TASK GOAL: Retype, please, the listing from its opening line through the line that contains "133.2, 135.7, 142.2]", both included, without the pictures.

INFORMATION SUPPLIED:
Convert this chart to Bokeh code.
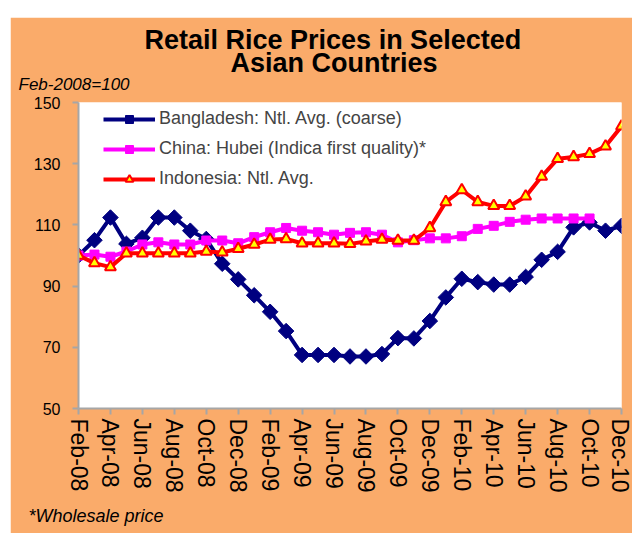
import math
from bokeh.plotting import figure
from bokeh.models import FixedTicker, Range1d, Title
from bokeh.embed import file_html
from bokeh.resources import INLINE

months = ["Feb-08", "Mar-08", "Apr-08", "May-08", "Jun-08", "Jul-08", "Aug-08", "Sep-08",
          "Oct-08", "Nov-08", "Dec-08", "Jan-09", "Feb-09", "Mar-09", "Apr-09", "May-09",
          "Jun-09", "Jul-09", "Aug-09", "Sep-09", "Oct-09", "Nov-09", "Dec-09", "Jan-10",
          "Feb-10", "Mar-10", "Apr-10", "May-10", "Jun-10", "Jul-10", "Aug-10", "Sep-10",
          "Oct-10", "Nov-10", "Dec-10"]
tick_labels = months[::2]
y_ticks = [50, 70, 90, 110, 130, 150]

bangladesh = [100, 105, 112.4, 103.8, 105.8, 112.4, 112.4, 108.1, 105.4, 97.3, 92.2, 87,
              81.6, 75.3, 67.5, 67.5, 67.5, 67, 67, 67.8, 73, 72.9, 78.6, 86.3, 92.4, 91.3,
              90.5, 90.5, 93, 98.6, 101.2, 109.2, 110.8, 108.1, 109.7]
china = [100, 100.3, 99.6, 101.3, 103.6, 104.3, 103.6, 103.6, 104.9, 104.9, 104, 106, 107.6,
         109, 108.1, 107.6, 106.8, 107.4, 107.6, 106.8, 104.3, 105, 105.6, 105.6, 106.3,
         108.7, 109.7, 111, 111.7, 112.1, 112.1, 112.1, 112.1]
indonesia = [100, 97.5, 96.2, 100.7, 100.7, 100.7, 100.7, 100.7, 101.3, 101, 102.2, 103.6,
             105.2, 105.4, 104, 104, 104, 103.8, 104.6, 105.2, 104.9, 104.9, 109, 117.5,
             121.4, 117.5, 116.2, 116.2, 119.3, 125.8, 131.6, 132.2, 133.2, 135.7, 142.2]

names = ["Bangladesh: Ntl. Avg. (coarse)", "China: Hubei (Indica first quality)*",
         "Indonesia: Ntl. Avg."]
title_lines = ["Retail Rice Prices in Selected", "Asian Countries"]
unit_note = "Feb-2008=100"
footnote = "*Wholesale price"

ORANGE = "#FAAB6A"
FONT = "Liberation Sans"

p = figure(width=622, height=516, output_backend="svg", toolbar_location=None,
           x_range=Range1d(0, len(months) - 1), y_range=Range1d(50, 150),
           min_border_left=68, min_border_right=11, min_border_top=84, min_border_bottom=124)
p.margin = (17, 0, 0, 10)
p.background_fill_color = "white"
p.border_fill_color = ORANGE
p.outline_line_color = None
p.xgrid.visible = False
p.ygrid.visible = False

xs = list(range(len(months)))

p.line(xs, bangladesh, line_color="#000080", line_width=4, legend_label=names[0])
p.scatter(xs, bangladesh, marker="square", angle=math.pi / 4, size=11,
          fill_color="#000080", line_color="#000080", legend_label=names[0])

p.line(xs[:len(china)], china, line_color="#FF00FF", line_width=4, legend_label=names[1])
p.scatter(xs[:len(china)], china, marker="square", size=9,
          fill_color="#FF00FF", line_color="#FF00FF", legend_label=names[1])

p.line(xs, indonesia, line_color="#FF0000", line_width=4, legend_label=names[2])
p.scatter(xs, indonesia, marker="triangle", size=11, fill_color="#FFFF00",
          line_color="#FF0000", line_width=2, legend_label=names[2])

# axes
tick_pos = xs[::2]
p.xaxis.ticker = FixedTicker(ticks=tick_pos)
p.xaxis.major_label_overrides = {i: lab for i, lab in zip(tick_pos, tick_labels)}
p.xaxis.major_label_orientation = "vertical"
p.xaxis.major_label_text_font_size = "23px"
p.xaxis.major_label_standoff = 4
p.yaxis.ticker = FixedTicker(ticks=y_ticks)
p.yaxis.major_label_text_font_size = "16px"
p.yaxis.major_label_standoff = 12
for ax in (p.xaxis, p.yaxis):
    ax.axis_line_color = "#A6A6A6"
    ax.axis_line_width = 2
    ax.major_tick_line_color = "#A6A6A6"
    ax.major_tick_line_width = 2
    ax.major_tick_out = 6
    ax.major_tick_in = 0
    ax.minor_tick_line_color = None
    ax.major_label_text_font = FONT
    ax.major_label_text_color = "black"

# legend
lg = p.legend[0]
lg.location = (25, 219)
lg.background_fill_alpha = 0
lg.border_line_color = None
lg.label_text_font = FONT
lg.label_text_font_size = "18px"
lg.glyph_width = 52
lg.glyph_height = 20
lg.spacing = 9
lg.padding = 0
lg.margin = 0
lg.label_standoff = 4

# titles: main title outermost, then the second line, then the index note
p.title.text = title_lines[0]
p.title.align = "left"
p.title.offset = 66
p.title.standoff = 11
p.title.text_font = FONT
p.title.text_font_size = "27px"
p.title.text_font_style = "bold"
p.title.text_color = "black"

p.add_layout(Title(text=unit_note, align="left", offset=-60, standoff=18,
                   text_font=FONT, text_font_size="17px", text_font_style="italic",
                   text_color="black"), "above")
p.add_layout(Title(text=title_lines[1], align="left", offset=152, standoff=-29,
                   text_font=FONT, text_font_size="27px", text_font_style="bold",
                   text_color="black"), "above")

p.add_layout(Title(text=footnote, align="left", offset=-50, standoff=16,
                   text_font=FONT, text_font_size="18px", text_font_style="italic",
                   text_color="black"), "below")

open("out.html", "w").write(file_html(p, INLINE))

ANSWER FOR THIS EXERCISE:
Convert this chart to Bokeh code.
import math
from bokeh.plotting import figure
from bokeh.models import FixedTicker, Range1d, Title
from bokeh.embed import file_html
from bokeh.resources import INLINE

months = ["Feb-08", "Mar-08", "Apr-08", "May-08", "Jun-08", "Jul-08", "Aug-08", "Sep-08",
          "Oct-08", "Nov-08", "Dec-08", "Jan-09", "Feb-09", "Mar-09", "Apr-09", "May-09",
          "Jun-09", "Jul-09", "Aug-09", "Sep-09", "Oct-09", "Nov-09", "Dec-09", "Jan-10",
          "Feb-10", "Mar-10", "Apr-10", "May-10", "Jun-10", "Jul-10", "Aug-10", "Sep-10",
          "Oct-10", "Nov-10", "Dec-10"]
tick_labels = months[::2]
y_ticks = [50, 70, 90, 110, 130, 150]

bangladesh = [100, 105, 112.4, 103.8, 105.8, 112.4, 112.4, 108.1, 105.4, 97.3, 92.2, 87,
              81.6, 75.3, 67.5, 67.5, 67.5, 67, 67, 67.8, 73, 72.9, 78.6, 86.3, 92.4, 91.3,
              90.5, 90.5, 93, 98.6, 101.2, 109.2, 110.8, 108.1, 109.7]
china = [100, 100.3, 99.6, 101.3, 103.6, 104.3, 103.6, 103.6, 104.9, 104.9, 104, 106, 107.6,
         109, 108.1, 107.6, 106.8, 107.4, 107.6, 106.8, 104.3, 105, 105.6, 105.6, 106.3,
         108.7, 109.7, 111, 111.7, 112.1, 112.1, 112.1, 112.1]
indonesia = [100, 97.5, 96.2, 100.7, 100.7, 100.7, 100.7, 100.7, 101.3, 101, 102.2, 103.6,
             105.2, 105.4, 104, 104, 104, 103.8, 104.6, 105.2, 104.9, 104.9, 109, 117.5,
             121.4, 117.5, 116.2, 116.2, 119.3, 125.8, 131.6, 132.2, 133.2, 135.7, 142.2]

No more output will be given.